The banquet was sponsored by the club Students Together Ending Poverty with Oxfam America. The focus for the evening was to raise money to bring technology to Nepal.

Those seated on the floor were representative of the 60 percent of the world living in poverty, said Carolyn Arambula, the co-director of STEP.

Ben Szilagyi, an event organizer, was a lower-class citizen for the event.

“I could go home and eat as much as I wanted, but it’s just to give us an idea of what it is really like. It makes a good visual,” he said.

At the beginning of the banquet, it was randomly decided who was made to be upper, middle and lower class. The rules were strict no speaking with anyone outside your class or sharing food.

The largest, lower-class group was seated on nubbly-cream and blue carpet.

“They get rice and water,” Arumbula said.

As opposed to eating with their fingers, the middle class ate with plastic utensils also was allowed to eat beans. This class was provided with plastic chairs and a long table for their stay.

But the upper class had the real banquet.

“The upper class is the group who gets a three course, nutritious meal,” Arambula said. The nutritious meal was served with real plates and glass goblets.

Chicken, vegetables, lemonade and even a chocolate brownie with raspberry sauce made up the upper class meal.

It would appear that some people got a better deal. But the lower class did not seem so upset, Coy Whitter, a public relations major said. “It’s fun, but I am glad that I don’t have to do this my whole life.”

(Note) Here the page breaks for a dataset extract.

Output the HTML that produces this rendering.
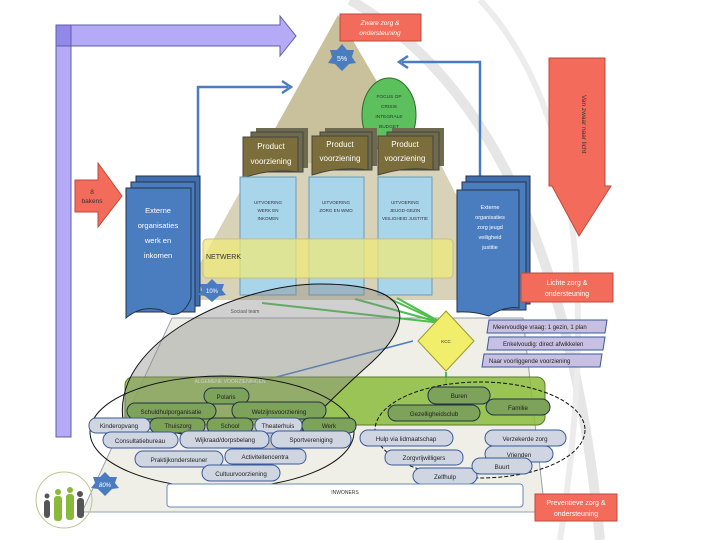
<!DOCTYPE html>
<html><head><meta charset="utf-8"><style>
html,body{margin:0;padding:0;background:#fff;width:720px;height:540px;overflow:hidden}
svg{display:block;font-family:"Liberation Sans",sans-serif}
</style></head><body>
<svg width="720" height="540" viewBox="0 0 720 540" xmlns="http://www.w3.org/2000/svg">
<path d="M350 0 Q560 120 600 540" fill="none" stroke="#e6e6e6" stroke-width="10"/>
<path d="M480 0 Q620 150 560 540" fill="none" stroke="#ececec" stroke-width="6"/>
<rect x="56" y="25" width="15" height="412" fill="#b4aaf5" stroke="#5d5fa8"/>
<polygon points="56,25 280,25 280,16 296,36 280,56 280,46 56,46" fill="#b4aaf5" stroke="#5d5fa8"/>
<rect x="56" y="25" width="15" height="21" fill="#9288e8" stroke="#5d5fa8"/>
<polygon points="338,15 505,300 180,300" fill="#c9c19b"/>
<polygon points="256,163 440,163 510,300 180,300" fill="#d7d2b8"/>
<polygon points="172,318 523,318 545,512 82,512" fill="#efeee7" stroke="#9aa0b0"/>
<rect x="340" y="14" width="81" height="27" fill="#f26b5b" stroke="#c04a3a"/>
<text x="380" y="25" font-size="6.5" fill="#fff" text-anchor="middle" font-style="italic">Zware zorg &amp;</text>
<text x="380" y="35" font-size="6.5" fill="#fff" text-anchor="middle" font-style="italic">ondersteuning</text>
<polygon points="342,44 347,50 354,50 352,57 356,63 349,64 342,71 335,64 328,63 332,57 330,50 337,50" fill="#4a7cc0"/>
<text x="342" y="61" font-size="7" fill="#fff" text-anchor="middle">5%</text>
<polyline points="198,176 198,87 288,87" fill="none" stroke="#4a7cc0" stroke-width="2.5"/>
<polyline points="282,81 291,87 282,93" fill="none" stroke="#4a7cc0" stroke-width="2.5"/>
<polyline points="480,176 480,62 402,62" fill="none" stroke="#4a7cc0" stroke-width="2.5"/>
<polyline points="408,56 399,62 408,68" fill="none" stroke="#4a7cc0" stroke-width="2.5"/>
<ellipse cx="389" cy="115" rx="27" ry="37" fill="#5cc05c" stroke="#2a6a2a"/>
<g font-size="4.8" text-anchor="middle" fill="#333"><text x="389" y="98">FOCUS OP</text><text x="389" y="108">CRISIS</text><text x="389" y="118">INTEGRALE</text><text x="389" y="128">BUDGET</text></g>
<g font-size="8" fill="#fff" text-anchor="middle">
<rect x="256" y="128" width="52" height="40" fill="#6e6a4e"/>
<rect x="251" y="132" width="52" height="40" fill="#6e6a4e" stroke="#444"/>
<path d="M243 137 h55 v35 q-27 -4 -55 6z" fill="#7b6e3a" stroke="#444"/>
<text x="271" y="149">Product</text><text x="271" y="164">voorziening</text>
<rect x="325" y="128" width="52" height="38" fill="#6e6a4e"/><rect x="320" y="132" width="52" height="38" fill="#6e6a4e" stroke="#444"/>
<path d="M312 136 h56 v34 q-28 -4 -56 5z" fill="#7b6e3a" stroke="#444"/>
<text x="340" y="147">Product</text><text x="340" y="161">voorziening</text>
<rect x="392" y="128" width="52" height="38" fill="#6e6a4e"/><rect x="387" y="132" width="52" height="38" fill="#6e6a4e" stroke="#444"/>
<path d="M378 136 h55 v34 q-27 -4 -55 5z" fill="#7b6e3a" stroke="#444"/>
<text x="405" y="147">Product</text><text x="405" y="161">voorziening</text>
</g>
<g fill="#a9d5ea" stroke="#6a9ab8">
<rect x="240" y="177" width="56" height="118"/>
<rect x="309" y="177" width="55" height="118"/>
<rect x="378" y="177" width="54" height="118"/>
</g>
<g font-size="4.5" fill="#334" text-anchor="middle">
<text x="268" y="204">UITVOERING</text><text x="268" y="212">WERK EN</text><text x="268" y="220">INKOMEN</text>
<text x="336" y="204">UITVOERING</text><text x="336" y="212">ZORG EN WMO</text>
<text x="405" y="204">UITVOERING</text><text x="405" y="212">JEUGD-GEZIN</text><text x="405" y="220">VEILIGHEID JUSTITIE</text>
</g>
<rect x="203" y="239" width="250" height="39" rx="4" fill="#efe87a" fill-opacity="0.75" stroke="#c8c080"/>
<text x="206" y="259" font-size="7" fill="#333">NETWERK</text>
<rect x="136" y="176" width="64" height="130" fill="#3f6fb0" stroke="#234"/>
<rect x="131" y="182" width="64" height="130" fill="#4a7cc0" stroke="#234"/>
<path d="M126 188 h65 v110 q-10 25 -30 12 q-20 -5 -35 8z" fill="#4a7cc0" stroke="#234"/>
<g font-size="7.5" fill="#fff" text-anchor="middle"><text x="158" y="213">Externe</text><text x="158" y="228">organisaties</text><text x="158" y="243">werk en</text><text x="158" y="258">inkomen</text></g>
<polygon points="75,180 98,180 98,163 122,196 98,227 98,212 75,212" fill="#f26b5b" stroke="#c04a3a"/>
<text x="92" y="194" font-size="6.5" fill="#333" text-anchor="middle">8</text>
<text x="92" y="203" font-size="6.5" fill="#333" text-anchor="middle">bakens</text>
<rect x="466" y="176" width="64" height="128" fill="#3f6fb0" stroke="#234"/>
<rect x="462" y="182" width="64" height="128" fill="#4a7cc0" stroke="#234"/>
<path d="M457 190 h62 v118 q-15 -2 -30 8 q-15 -5 -32 -4z" fill="#4a7cc0" stroke="#234"/>
<g font-size="5.5" fill="#fff" text-anchor="middle"><text x="490" y="209">Externe</text><text x="490" y="219">organisaties</text><text x="490" y="229">zorg jeugd</text><text x="490" y="239">veiligheid</text><text x="490" y="249">justitie</text></g>
<polygon points="549,58 605,58 605,186 611,186 579,236 552,186 549,186" fill="#f26b5b" stroke="#c04a3a"/>
<text transform="translate(582,95) rotate(90)" font-size="6.5" fill="#333">Van zwaar naar licht</text>
<polygon points="212,279 217,284 224,284 222,290 226,295 219,296 212,302 205,296 198,295 202,290 200,284 207,284" fill="#4a7cc0"/>
<text x="212" y="293" font-size="6" fill="#fff" text-anchor="middle">10%</text>
<rect x="521" y="273" width="92" height="29" fill="#f26b5b" stroke="#c04a3a"/>
<text x="567" y="285" font-size="7" fill="#fff" text-anchor="middle">Lichte zorg &amp;</text>
<text x="567" y="296" font-size="7" fill="#fff" text-anchor="middle">ondersteuning</text>
<text x="245" y="313" font-size="5" fill="#333" text-anchor="middle">Sociaal team</text>
<g font-size="6" fill="#222">
<polygon points="489,320 607,320 605,333 487,333" fill="#c8c0e2" stroke="#3a5a9a"/><text x="493" y="329">Meervoudige vraag: 1 gezin, 1 plan</text>
<polygon points="489,337 605,337 603,350 487,350" fill="#c8c0e2" stroke="#3a5a9a"/><text x="503" y="346">Enkelvoudig: direct afwikkelen</text>
<polygon points="484,354 602,354 600,367 482,367" fill="#c8c0e2" stroke="#3a5a9a"/><text x="489" y="363">Naar voorliggende voorziening</text>
</g>
<g stroke="#4cbf4c" stroke-width="2" fill="none">
<line x1="442" y1="323" x2="262" y2="303"/><line x1="442" y1="323" x2="355" y2="299"/><line x1="442" y1="323" x2="390" y2="299"/><line x1="442" y1="323" x2="397" y2="298"/>
<line x1="446" y1="372" x2="446" y2="385"/>
</g>
<line x1="250" y1="384" x2="413" y2="341" stroke="#4a7cc0" stroke-width="1.5"/>
<polygon points="446,311 474,341 446,371 418,341" fill="#f0ee6a" stroke="#9a9a30"/>
<text x="446" y="343" font-size="4.5" text-anchor="middle" fill="#333">KCC</text>
<rect x="125" y="377" width="420" height="48" rx="8" fill="#8cbc3c" fill-opacity="0.85" stroke="#5a7a2a"/>
<text x="230" y="383" font-size="5" fill="#fff" text-anchor="middle">ALGEMENE VOORZIENINGEN</text>
<path d="M123,420 C112,340 240,284 320,284 C420,284 412,325 372,362 C335,395 300,430 282,455 C230,445 170,432 123,420 Z" fill="#8a8a8a" fill-opacity="0.4" stroke="#111"/>
<ellipse cx="222" cy="432" rx="132" ry="56" fill="none" stroke="#111"/>
<ellipse cx="480" cy="430" rx="105" ry="48" fill="none" stroke="#111" stroke-dasharray="4,2"/>
<g font-size="6.2" fill="#222" text-anchor="middle" stroke-width="1">
<g fill="#7da25a" stroke="#234"><rect x="204" y="388" width="45" height="16" rx="8"/><rect x="428" y="387" width="62" height="17" rx="8"/><rect x="388" y="405" width="92" height="16" rx="8"/><rect x="486" y="399" width="64" height="16" rx="8"/>
<rect x="127" y="403" width="89" height="16" rx="8"/><rect x="232" y="402" width="94" height="17" rx="8"/><rect x="150" y="418" width="55" height="15" rx="7"/><rect x="207" y="418" width="46" height="15" rx="7"/><rect x="302" y="418" width="54" height="15" rx="7"/></g>
<g fill="#cfd6e2" stroke="#3a5a9a"><rect x="89" y="418" width="61" height="15" rx="7"/><rect x="255" y="418" width="47" height="15" rx="7"/>
<rect x="103" y="432" width="75" height="16" rx="8"/><rect x="180" y="431" width="89" height="17" rx="8"/><rect x="271" y="431" width="80" height="17" rx="8"/>
<rect x="360" y="430" width="93" height="16" rx="8"/><rect x="485" y="430" width="81" height="16" rx="8"/>
<rect x="385" y="450" width="78" height="15" rx="7"/><rect x="485" y="446" width="68" height="16" rx="8"/>
<rect x="413" y="468" width="64" height="16" rx="8"/><rect x="472" y="458" width="60" height="16" rx="8"/>
<rect x="135" y="451" width="88" height="16" rx="8"/><rect x="225" y="449" width="81" height="15" rx="7"/><rect x="202" y="465" width="78" height="16" rx="8"/></g>
<text x="226" y="399">Polaris</text><text x="459" y="398">Buren</text><text x="434" y="416">Gezelligheidsclub</text><text x="518" y="410">Familie</text>
<text x="171" y="414">Schuldhulporganisatie</text><text x="279" y="414">Welzijnsvoorziening</text><text x="178" y="428">Thuiszorg</text><text x="230" y="428">School</text><text x="329" y="428">Werk</text>
<text x="119" y="428">Kinderopvang</text><text x="278" y="428">Theaterhuis</text>
<text x="140" y="443">Consultatiebureau</text><text x="225" y="442">Wijkraad/dorpsbelang</text><text x="311" y="442">Sportvereniging</text>
<text x="406" y="441">Hulp via lidmaatschap</text><text x="525" y="441">Verzekerde zorg</text>
<text x="424" y="460">Zorgvrijwilligers</text><text x="519" y="457">Vrienden</text><text x="445" y="479">Zelfhulp</text><text x="502" y="469">Buurt</text>
<text x="179" y="462">Praktijkondersteuner</text><text x="265" y="459">Activiteitencentra</text><text x="241" y="476">Cultuurvoorziening</text>
</g>
<polygon points="105,472 110,477 117,477 115,483 119,488 112,489 105,496 98,489 91,488 95,483 93,477 100,477" fill="#4a7cc0"/>
<text x="105" y="487" font-size="6" fill="#fff" text-anchor="middle" font-style="italic">80%</text>
<rect x="167" y="484" width="356" height="23" rx="3" fill="#fff" stroke="#6a8ab8"/>
<text x="345" y="494" font-size="5" fill="#333" text-anchor="middle">INWONERS</text>
<rect x="535" y="494" width="82" height="27" fill="#f26b5b" stroke="#c04a3a"/>
<text x="576" y="505" font-size="7" fill="#fff" text-anchor="middle">Preventieve zorg &amp;</text>
<text x="576" y="516" font-size="7" fill="#fff" text-anchor="middle">ondersteuning</text>
<circle cx="64" cy="500" r="28" fill="none" stroke="#b8c890"/>
<g fill="#8ab83a"><circle cx="58" cy="492" r="3"/><rect x="54" y="496" width="8" height="25" rx="3"/><circle cx="70" cy="490" r="3"/><rect x="66" y="494" width="8" height="26" rx="3"/></g>
<g fill="#555"><circle cx="80" cy="494" r="3"/><rect x="77" y="498" width="7" height="20" rx="3"/><circle cx="47" cy="496" r="2.5"/><rect x="44" y="500" width="6" height="18" rx="3"/></g>
</svg>
</body></html>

The classes were not allowed to mix, and one member of the upper class, music teacher Megan Chadwick, said, “I felt like, ‘Look how lucky I am.'”

Though it may not be typical for college students to be considered wealthy, student Eric Wooley said, “I like how she put it, how we as upper middle class, college students, are rich compared to the rest of the world.”

The meal was short for some, and when it ended the two featured speakers, Tiffany and Mitch Spence, spoke about their volunteer work in Nepal and India and their recent honeymoon to organize groups to bring technology to rural villages.

“Literacy is the illumination for these women in Nepal,” Tiffany Spence said.